COMM. VALERIE LEWIS: I would respond with two points. One that the board did discuss it at length and it was a singular article used, a pilot program. And that would indicate as we describe program, one degree and one authorization. Within our regulations, however, there is a great deal of latitude about (inaudible) the program together.

* * * * * * * *

REP. STAPLES: Just so that I understand. If the Legislature were to allow for an Ed.D. program would the CSU system need to come back to you and clarify, I’m sorry, would the CSU system need to come back to you, you at the Department, and clarify their intentions and then be authorized as such a pilot program.

COMM. VALERIE LEWIS: Actually, we have taken to you the recommendation for a pilot program because in fact this would require a statutory change, as you well know. If such a degree were authorized in any fashion, then of course the actual program review would come back before the Board of Governors and that’s the point at which you’d look at the curriculum and the nature of the funding and resources that are provided.

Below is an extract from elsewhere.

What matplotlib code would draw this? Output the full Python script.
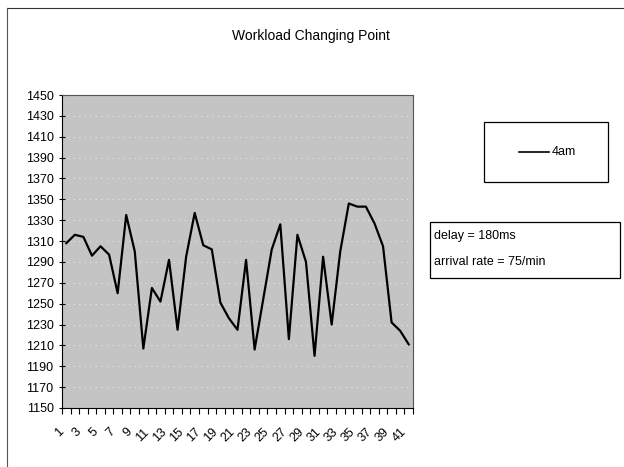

5The statement of purpose of a bill on its introduction into the legislature may be considered in determining legislative intent. Manchester Sand and Gravel Co. v. South Windsor, 203 Conn. 267, 274-275 (1987).

6See In the Senate the bill was passed without discussion on Consent Calendar No. 1 on June 4, 2001.

7There may remain the issue as to the general mandate under Section 4 that makes the establishment of any CSUS education doctorate program contingent "upon the authorization by the Board of Governors of Higher Education." Such a program must be established pursuant to the pertinent licensure and accreditation statutes and regulations, which require Board of Governors’ approval of any new program. Conn. Gen. Stat. §10a-34; Conn. State Ag. Regs. §10a-34-1 et seq. Before the substance of any new program proposed by a public higher education institution is scrutinized by the Commissioner, the proposal must undergo a planning assessment. Conn. State Ag. Regs §10a-34-4(e)(1)(B). That assessment consists of a review by the Commissioner ". . . in regard to the conformance with the institution’s role and mission; need for the program; unnecessary duplication of existing programs; cost effectiveness; and availability of adequate resources." A positive planning assessment finding by the Commissioner leads to a quality assessment of the proposed program under § 10a-34-4(f). At the Education Committee hearing, the Chancellor seemed to acknowledge the Board of Governors’ role in the process when he stated in part in answer to a question posed by Rep. Cafero about multiple CSUS institutions offering the degree:

In any case, just as any other new program in the public unit of higher education, our proposals must go through the Department of Higher Education and the Board of Governors for Higher Education who assess the whole procedure, the need for the degrees. And so there would be an additional review before we could offer the degree. That would be true of Central and Southern as well.